IPM Take
This is not only about two Alzheimer’s drugs. It is about whether HTA systems are ready for the new economics of neurodegenerative disease. NICE is being pushed to reconsider not just clinical effect, but infusion costs, carer quality of life and unpaid care. As Alzheimer’s treatment moves earlier in the disease pathway, value assessment can no longer focus only on the treated patient inside the clinic. It also has to account for the system, the family and the care economy around them.
Executive Summary
NICE will reconsider lecanemab and donanemab after appeal panels upheld grounds of appeal against previous final draft guidance. In June 2025, NICE had not recommended either therapy for routine NHS use, concluding that the benefits in people with mild cognitive impairment or mild dementia caused by Alzheimer’s disease did not justify the additional cost to the NHS. The lecanemab appeal was upheld on points related to carer utility values and time to respond to NHS England’s infusion cost estimates.

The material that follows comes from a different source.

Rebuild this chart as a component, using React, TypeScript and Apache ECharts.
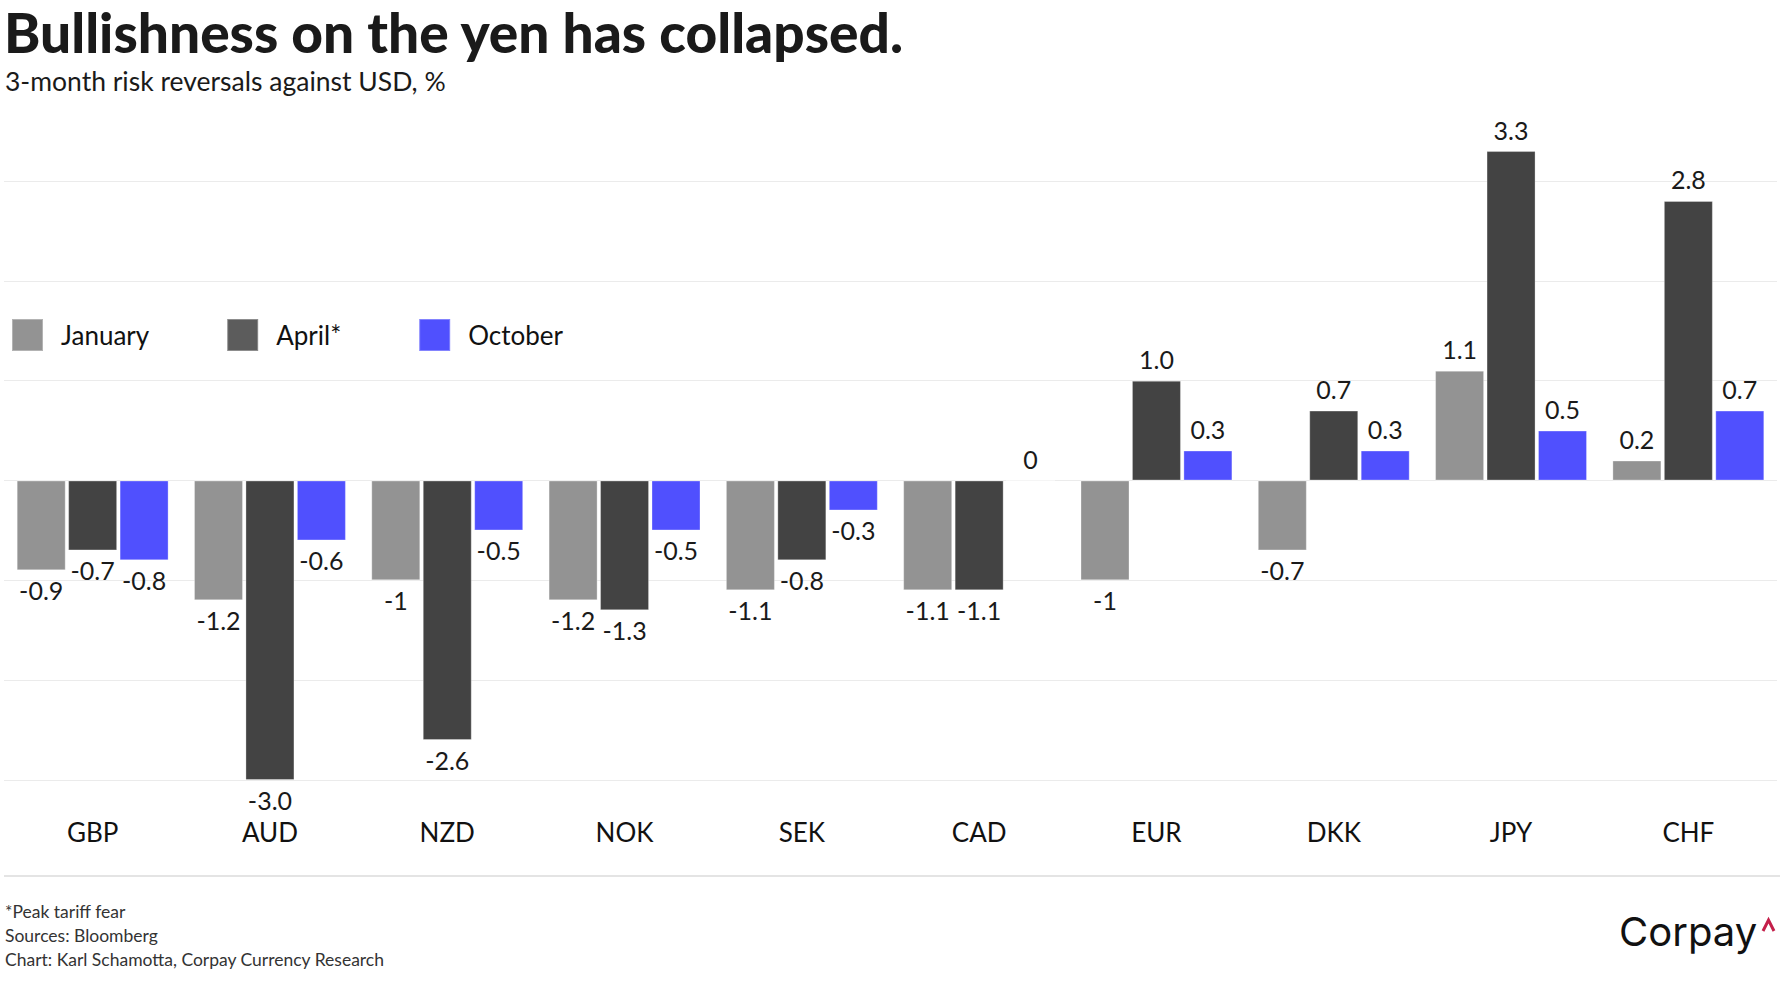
import React, { useEffect, useRef } from "react";
import * as echarts from "echarts";

const categories = ["GBP", "AUD", "NZD", "NOK", "SEK", "CAD", "EUR", "DKK", "JPY", "CHF"];
const january = [-0.9, -1.2, -1, -1.2, -1.1, -1.1, -1, -0.7, 1.1, 0.2];
const april = [-0.7, -3.0, -2.6, -1.3, -0.8, -1.1, 1.0, 0.7, 3.3, 2.8];
const october = [-0.8, -0.6, -0.5, -0.5, -0.3, 0, 0.3, 0.3, 0.5, 0.7];
const januaryLabels = ["-0.9", "-1.2", "-1", "-1.2", "-1.1", "-1.1", "-1", "-0.7", "1.1", "0.2"];
const aprilLabels = ["-0.7", "-3.0", "-2.6", "-1.3", "-0.8", "-1.1", "1.0", "0.7", "3.3", "2.8"];
const octoberLabels = ["-0.8", "-0.6", "-0.5", "-0.5", "-0.3", "0", "0.3", "0.3", "0.5", "0.7"];
const seriesNames = ["January", "April*", "October"];
const seriesColors = ["#939393", "#434343", "#5050fe"];
const legendColors = ["#939393", "#5c5c5c", "#5050fe"];

const TITLE = "Bullishness on the yen has collapsed.";
const SUBTITLE = "3-month risk reversals against USD, %";
const NOTES = ["*Peak tariff fear", "Sources: Bloomberg", "Chart: Karl Schamotta, Corpay Currency Research"];

const FONT = "Lato, 'Noto Sans', sans-serif";

function buildData(values: number[], labels: string[]) {
  return values.map((v, i) => ({
    value: v,
    label: {
      position: v < 0 ? "bottom" : "top",
      distance: v < 0 ? 7 : 9,
      formatter: labels[i],
    },
  }));
}

export default function App() {
  const ref = useRef<HTMLDivElement>(null);
  useEffect(() => {
    if (!ref.current) return;
    const chart = echarts.init(ref.current, undefined, { renderer: "svg" });
    const valuesList = [january, april, october];
    const labelsList = [januaryLabels, aprilLabels, octoberLabels];
    const option: any = {
      animation: false,
      backgroundColor: "#ffffff",
      textStyle: { fontFamily: FONT },
      grid: { left: 4, right: 7, top: 181, bottom: 220, containLabel: false },
      legend: {
        left: 11,
        top: 318,
        padding: 0,
        itemWidth: 31,
        itemHeight: 32,
        itemGap: 77,
        icon: "rect",
        selectedMode: false,
        textStyle: { fontSize: 26, color: "#111111", fontFamily: FONT, padding: [0, 0, 0, 13] },
        data: seriesNames.map((n, i) => ({ name: n, itemStyle: { color: legendColors[i] } })),
      },
      xAxis: {
        type: "category",
        data: categories,
        axisLine: { show: false, onZero: false },
        axisTick: { show: false },
        axisLabel: { margin: 39, fontSize: 26, color: "#111111", fontFamily: FONT },
        splitLine: { show: false },
      },
      yAxis: {
        type: "value",
        min: -3,
        max: 3,
        interval: 1,
        axisLabel: { show: false },
        axisLine: { show: false },
        axisTick: { show: false },
        splitLine: { show: true, lineStyle: { color: "#ebebeb", width: 1 } },
      },
      series: seriesNames.map((name, s) => ({
        name,
        type: "bar",
        clip: false,
        barWidth: 49,
        barGap: "5%",
        itemStyle: { color: seriesColors[s], borderColor: "rgba(255,255,255,0.3)", borderWidth: 1 },
        label: { show: true, fontSize: 25, color: "#1a1a1a", fontFamily: FONT },
        data: buildData(valuesList[s], labelsList[s]),
      })),
      graphic: [
        {
          type: "text",
          left: 4,
          top: 4,
          style: { text: TITLE, fontSize: 55, lineHeight: 56, fontWeight: 900, fontFamily: FONT, fill: "#1a1a1a" },
        },
        {
          type: "text",
          left: 5,
          top: 67,
          style: { text: SUBTITLE, fontSize: 26.5, fontFamily: FONT, fill: "#1a1a1a" },
        },
        ...NOTES.map((t, i) => ({
          type: "text",
          left: 5,
          top: 902 + i * 24,
          style: { text: t, fontSize: 17.5, fontFamily: FONT, fill: "#333333" },
        })),
        {
          type: "line",
          shape: { x1: 4, y1: 876, x2: 1780, y2: 876 },
          style: { stroke: "#e4e4e4", lineWidth: 2 },
        },
        {
          type: "text",
          left: 1619,
          top: 911,
          style: { text: "Corpay", fontSize: 40, fontFamily: "Inter, 'Open Sans', sans-serif", fill: "#111111" },
        },
        {
          type: "polyline",
          shape: { points: [[1763, 931], [1768.5, 920], [1774, 931]] },
          style: { stroke: "#c41f4a", lineWidth: 3, fill: "none" },
        },
      ],
    };
    chart.setOption(option);
    return () => chart.dispose();
  }, []);
  return (
    <div
      ref={ref}
      style={{ position: "absolute", left: 0, top: 0, width: 1784, height: 1000, background: "#fff" }}
    />
  );
}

The donanemab appeal was also remitted after upheld appeal points, with NICE later opening a further consultation. NICE’s in-development pages state that a committee discussion for both topics was scheduled for 8 July 2026.
Why it matters
- HTA bodies: Need to refine how value frameworks handle carer quality of life, unpaid care and system delivery costs for disease-modifying dementia therapies.
- Payers / public authorities: Must prepare for therapies that require early diagnosis, amyloid confirmation, infusion services and monitoring, even if reimbursement remains contested.

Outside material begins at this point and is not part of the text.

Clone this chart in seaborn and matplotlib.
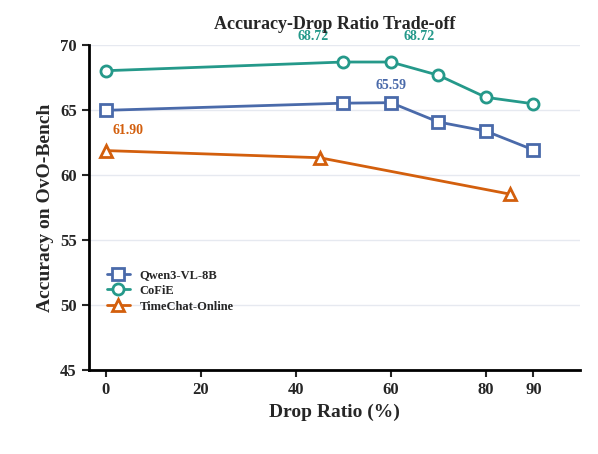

- Patients / advocates: Should watch whether reconsideration changes access or simply confirms that the NHS pathway is not yet ready to fund and deliver these therapies at scale.

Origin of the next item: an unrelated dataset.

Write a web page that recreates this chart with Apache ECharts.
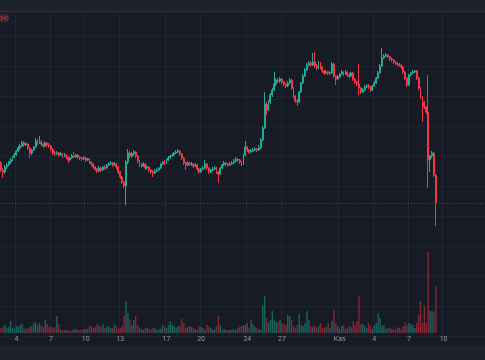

Before this appeal outcome, the UK position was clear: lecanemab and donanemab were clinically important, but not cost-effective enough for routine NHS use. That created a visible access divide between regulatory authorisation, private access and public reimbursement.
What has changed is not yet a positive recommendation. NICE has not approved the drugs for routine NHS use. Instead, the appeal process has forced the appraisals back to committee on specific methodological and procedural points. For lecanemab, the appeal decision says the appraisal was remitted so the committee could reconsider carer utility values and allow stakeholders adequate time to respond to NHS England’s infusion cost estimates. For donanemab, NICE’s consultation document states that the final draft guidance was remitted after four upheld appeal points and that stakeholders were asked to comment on long-term extension data and NHS England’s infusion cost estimates.
The eligible population under discussion is narrow: adults with mild cognitive impairment or mild dementia caused by Alzheimer’s disease, within each product’s marketing authorisation. That makes early diagnosis and biomarker-supported pathway readiness central to access.
The implication is bigger than the two products. Alzheimer’s therapies come with a heavy delivery model: early identification, amyloid confirmation, infusion capacity, monitoring for adverse effects and specialist follow-up. If more disease-modifying dementia therapies arrive, HTA bodies will need stronger ways to judge caregiver impact, system costs and the value of delaying decline.